The vast majority of school districts in Texas, the state with a skyrocketing teen pregnancy rate, teach abstinence-only sex education — that is, if they teach it at all.
According to a
new report by left-leaning advocacy group Texas Freedom Network, more than 25 percent of state school districts didn't offer any sex education to its students in the 2015-16 school year. And in more than 53 percent of Texas' classrooms, students were told to just not have sex.
"Texas is failing our students and their families," TFN President Kathy Miller said in a statement. "We have to trust young people with the information they need to make wise decisions about their reproductive health and their future. Ignorance won’t protect them."

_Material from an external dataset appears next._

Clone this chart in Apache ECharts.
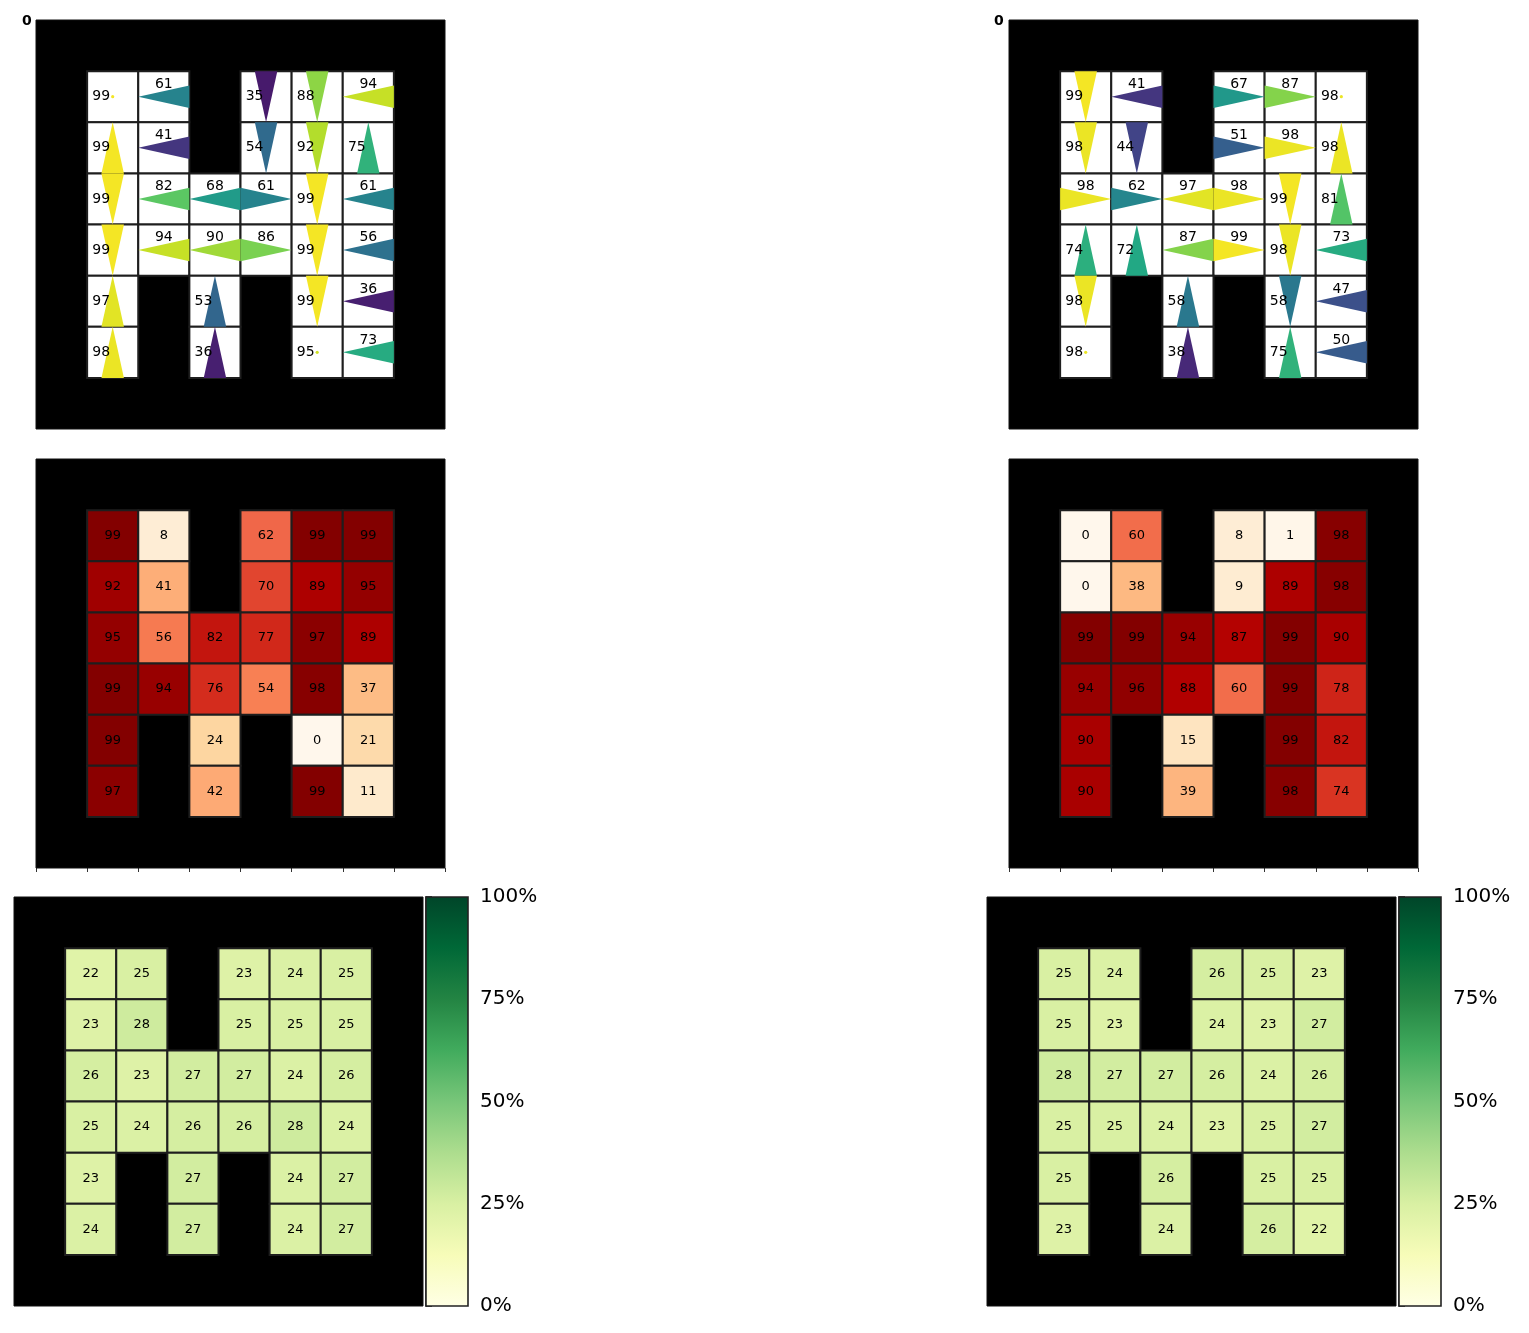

But the report notes that these stats are, in fact, an improvement. Eight years ago, there were 96 percent of Texas school districts taught abstinence-only or no sex education.

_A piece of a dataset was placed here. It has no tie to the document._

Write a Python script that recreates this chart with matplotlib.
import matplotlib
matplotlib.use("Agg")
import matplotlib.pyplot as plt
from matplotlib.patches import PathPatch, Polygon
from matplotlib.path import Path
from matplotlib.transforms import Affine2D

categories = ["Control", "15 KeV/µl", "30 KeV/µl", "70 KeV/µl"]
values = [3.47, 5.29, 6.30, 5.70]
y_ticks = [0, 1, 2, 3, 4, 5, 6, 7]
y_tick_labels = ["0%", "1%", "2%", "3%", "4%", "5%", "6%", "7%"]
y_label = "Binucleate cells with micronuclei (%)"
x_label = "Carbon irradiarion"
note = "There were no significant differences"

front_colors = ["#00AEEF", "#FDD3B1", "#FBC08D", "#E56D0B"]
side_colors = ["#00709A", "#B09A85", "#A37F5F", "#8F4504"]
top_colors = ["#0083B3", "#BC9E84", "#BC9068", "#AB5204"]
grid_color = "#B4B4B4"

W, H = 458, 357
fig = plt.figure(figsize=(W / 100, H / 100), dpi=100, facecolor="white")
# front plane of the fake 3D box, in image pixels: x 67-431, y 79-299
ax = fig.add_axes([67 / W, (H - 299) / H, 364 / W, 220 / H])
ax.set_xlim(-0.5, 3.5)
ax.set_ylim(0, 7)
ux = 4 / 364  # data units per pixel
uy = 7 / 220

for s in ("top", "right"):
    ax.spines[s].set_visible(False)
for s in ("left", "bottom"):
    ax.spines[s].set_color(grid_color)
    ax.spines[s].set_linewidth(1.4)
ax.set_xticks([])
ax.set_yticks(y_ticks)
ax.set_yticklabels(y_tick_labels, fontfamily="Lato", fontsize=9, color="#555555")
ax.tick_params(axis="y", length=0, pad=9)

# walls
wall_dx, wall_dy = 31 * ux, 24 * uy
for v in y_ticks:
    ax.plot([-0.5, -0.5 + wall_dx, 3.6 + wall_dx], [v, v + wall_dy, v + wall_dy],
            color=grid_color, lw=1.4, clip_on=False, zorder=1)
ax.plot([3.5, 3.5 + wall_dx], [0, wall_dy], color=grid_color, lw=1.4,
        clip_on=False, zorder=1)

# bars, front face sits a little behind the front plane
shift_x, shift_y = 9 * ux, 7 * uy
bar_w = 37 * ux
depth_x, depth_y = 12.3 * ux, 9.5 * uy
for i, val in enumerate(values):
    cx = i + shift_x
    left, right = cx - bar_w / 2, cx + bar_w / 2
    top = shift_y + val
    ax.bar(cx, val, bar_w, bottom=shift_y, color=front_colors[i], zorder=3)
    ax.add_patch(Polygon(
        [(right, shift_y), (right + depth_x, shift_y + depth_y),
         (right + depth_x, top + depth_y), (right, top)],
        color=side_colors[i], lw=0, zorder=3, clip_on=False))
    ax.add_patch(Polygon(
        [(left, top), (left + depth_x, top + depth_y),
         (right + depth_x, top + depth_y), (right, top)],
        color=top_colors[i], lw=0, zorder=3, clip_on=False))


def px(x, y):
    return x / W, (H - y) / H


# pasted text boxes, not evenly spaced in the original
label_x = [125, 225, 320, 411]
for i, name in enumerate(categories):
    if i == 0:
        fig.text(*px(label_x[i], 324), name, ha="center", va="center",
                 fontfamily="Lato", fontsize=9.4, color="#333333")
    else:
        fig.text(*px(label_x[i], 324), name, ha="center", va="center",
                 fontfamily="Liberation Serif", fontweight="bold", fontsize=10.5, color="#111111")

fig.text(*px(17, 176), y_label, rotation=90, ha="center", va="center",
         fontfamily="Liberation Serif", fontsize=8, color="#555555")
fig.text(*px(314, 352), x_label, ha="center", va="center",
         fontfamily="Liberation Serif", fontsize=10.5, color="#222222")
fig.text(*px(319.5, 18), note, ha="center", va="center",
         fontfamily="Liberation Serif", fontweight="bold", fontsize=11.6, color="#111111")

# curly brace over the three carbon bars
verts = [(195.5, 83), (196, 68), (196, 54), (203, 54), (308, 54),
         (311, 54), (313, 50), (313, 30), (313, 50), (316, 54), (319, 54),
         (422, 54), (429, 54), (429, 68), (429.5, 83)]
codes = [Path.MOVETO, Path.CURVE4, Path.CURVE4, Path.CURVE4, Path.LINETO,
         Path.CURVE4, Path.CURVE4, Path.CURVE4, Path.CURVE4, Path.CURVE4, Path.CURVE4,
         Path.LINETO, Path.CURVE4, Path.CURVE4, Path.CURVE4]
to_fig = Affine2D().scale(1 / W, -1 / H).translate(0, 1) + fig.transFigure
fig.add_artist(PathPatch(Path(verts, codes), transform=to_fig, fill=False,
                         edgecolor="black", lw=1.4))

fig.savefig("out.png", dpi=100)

High schools across Texas have grabbed national attention for their neglect to properly educate their sexually-active students (surprise! Teenagers are still going to have sex even if you tell them not to).
In 2015, nearly
ten percent of students at Texas' tiny Crane High School caught chlamydia, and doctors pointed to the schools' abstinence-only education as the culprit. How were students supposed to protect themselves from STDs if they didn't know they existed (let alone had access to condoms)? And in 2013, a sex ed curriculum leaked from North Texas' Canyon Independent School District was found directing teachers to
compare sexually-active teens to chewed up pieces of gum.
Texas does sex ed like Mean Girls
According to Tuesday's report, abstinence-only programs in Texas continue to spout shaming rhetoric and straight-up misinformation. One program gives students a complicated, six-step guide to putting on a condom. Some oddly ask teachers to call the use of contraception "high risk" sexual behavior. Others simply ignore the existence of birth control.

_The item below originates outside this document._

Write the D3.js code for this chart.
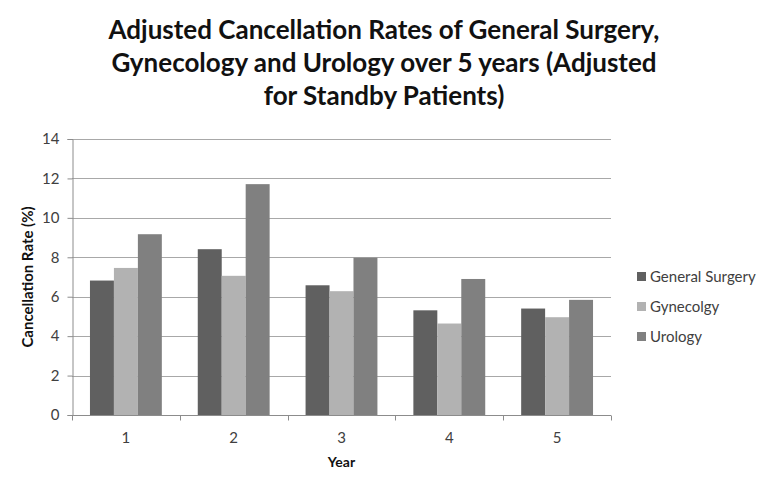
<!DOCTYPE html>
<html lang="en">
  <head>
    <meta charset="utf-8">
    <title>Adjusted Cancellation Rates</title>
    <script src="https://d3js.org/d3.v7.min.js"></script>
    <style>
      body { margin: 0; background: #fff; }
      #chart text { font-family: Lato, "Open Sans", sans-serif; }
    </style>
  </head>
  <body>
    <div id="chart"></div>
    <script>
      "use strict"

      // dados
      const anos = ["1", "2", "3", "4", "5"];
      const series = ["General Surgery", "Gynecolgy", "Urology"];
      const generalSurgery = [6.82, 8.41, 6.58, 5.31, 5.40];
      const gynecology = [7.46, 7.06, 6.28, 4.64, 4.96];
      const urology = [9.17, 11.71, 7.98, 6.90, 5.84];
      const yTicks = [0, 2, 4, 6, 8, 10, 12, 14];
      const titulo = [
        "Adjusted Cancellation Rates of General Surgery,",
        "Gynecology and Urology over 5 years (Adjusted",
        "for Standby Patients)"
      ];

      const cores = ["#606060", "#b2b2b2", "#808080"];
      const valores = [generalSurgery, gynecology, urology];

      const larguraSVG = 768, alturaSVG = 486;
      const margin = {top: 139, right: 157, bottom: 71, left: 72};
      const larguraVis = larguraSVG - margin.left - margin.right,
            alturaVis = alturaSVG - margin.top - margin.bottom;

      const svg = d3.select("#chart").append("svg")
        .attr("width", larguraSVG)
        .attr("height", alturaSVG);

      // titulo em tres linhas
      svg.append("g").selectAll("text")
        .data(titulo)
        .enter().append("text")
          .attr("x", 384)
          .attr("y", (d, i) => 39 + i * 33)
          .attr("text-anchor", "middle")
          .style("font-size", "26px")
          .style("font-weight", "bold")
          .attr("fill", "#111")
          .text(d => d);

      const g = svg.append("g")
        .attr("transform", "translate(" + margin.left + "," + margin.top + ")");

      const x = d3.scaleBand().domain(anos).range([0, larguraVis]);
      const xSerie = d3.scaleBand().domain(series)
        .range([0, x.bandwidth()]).paddingInner(0).paddingOuter(0.75);
      const y = d3.scaleLinear().domain([0, 14]).range([alturaVis, 0]);

      // linhas de grade
      g.append("g").selectAll("line")
        .data(yTicks.filter(t => t > 0))
        .enter().append("line")
          .attr("x1", 0).attr("x2", larguraVis)
          .attr("y1", d => Math.round(y(d)) + 0.5)
          .attr("y2", d => Math.round(y(d)) + 0.5)
          .attr("stroke", "#a8a8a8");

      // barras
      const grupos = g.append("g").selectAll("g")
        .data(anos)
        .enter().append("g")
          .attr("transform", d => "translate(" + x(d) + ",0)");

      grupos.selectAll("rect")
        .data((d, i) => series.map((s, j) => ({serie: s, j: j, v: valores[j][i]})))
        .enter().append("rect")
          .attr("x", d => xSerie(d.serie))
          .attr("width", xSerie.bandwidth())
          .attr("y", d => y(d.v))
          .attr("height", d => alturaVis - y(d.v))
          .attr("fill", d => cores[d.j]);

      // eixo y
      const eixoY = g.append("g")
        .attr("transform", "translate(0.5,0)")
        .call(d3.axisLeft(y).tickValues(yTicks).tickSize(5).tickPadding(8));
      eixoY.selectAll("line, path").attr("stroke", "#8c8c8c");
      eixoY.selectAll("text").style("font-size", "15px").attr("fill", "#404040");

      // eixo x com marcas entre categorias
      const eixoX = g.append("g")
        .attr("transform", "translate(0," + (alturaVis + 0.5) + ")");
      eixoX.append("line")
        .attr("x1", 0).attr("x2", larguraVis)
        .attr("stroke", "#8c8c8c");
      eixoX.selectAll("line.marca")
        .data(anos.concat(["fim"]))
        .enter().append("line")
          .attr("class", "marca")
          .attr("x1", (d, i) => Math.round(i * x.bandwidth()) + 0.5)
          .attr("x2", (d, i) => Math.round(i * x.bandwidth()) + 0.5)
          .attr("y1", 0).attr("y2", 5)
          .attr("stroke", "#8c8c8c");
      eixoX.selectAll("text")
        .data(anos)
        .enter().append("text")
          .attr("x", d => x(d) + x.bandwidth() / 2)
          .attr("y", 27)
          .attr("text-anchor", "middle")
          .style("font-size", "15px")
          .attr("fill", "#404040")
          .text(d => d);

      // titulos dos eixos
      svg.append("text")
        .attr("transform", "translate(33," + (margin.top + alturaVis / 2) + ") rotate(-90)")
        .attr("text-anchor", "middle")
        .style("font-size", "15px")
        .style("font-weight", "bold")
        .attr("fill", "#111")
        .text("Cancellation Rate (%)");

      svg.append("text")
        .attr("x", margin.left + larguraVis / 2)
        .attr("y", 467)
        .attr("text-anchor", "middle")
        .style("font-size", "14px")
        .style("font-weight", "bold")
        .attr("fill", "#111")
        .text("Year");

      // legenda
      const legenda = svg.append("g").selectAll("g")
        .data(series)
        .enter().append("g")
          .attr("transform", (d, i) => "translate(637," + (272 + i * 30) + ")");
      legenda.append("rect")
        .attr("width", 9).attr("height", 9)
        .attr("fill", (d, i) => cores[i]);
      legenda.append("text")
        .attr("x", 13).attr("y", 10)
        .style("font-size", "15px")
        .attr("fill", "#404040")
        .text(d => d);
    </script>
  </body>
</html>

Many of these courses appear to erase the existence of LGBT students and their questions about sex. In the words of the TFN report, "Most sex education in Texas seems to assume that all students in the classroom are heterosexual and that LGBT people are irrelevant or don’t exist."
Unlink dozens of other states, there's nothing in Texas' current sex ed laws that require the classes to teach medically accurate, unbiased, or nonreligious information. While there is one bill in the current legislature meant to insure these guidelines, its met with other filed legislation hoping to further cut out vital sex ed.
“Our students deserve far better than the myths and misinformation they learn in many sex education classes,” said Rep. Mary González, who filed House Bill 1547 that would require sex education classes to include evidence-based and medically accurate information. “This legislature should act to ensure that all sex education classes are fact-based and give students this critical information.”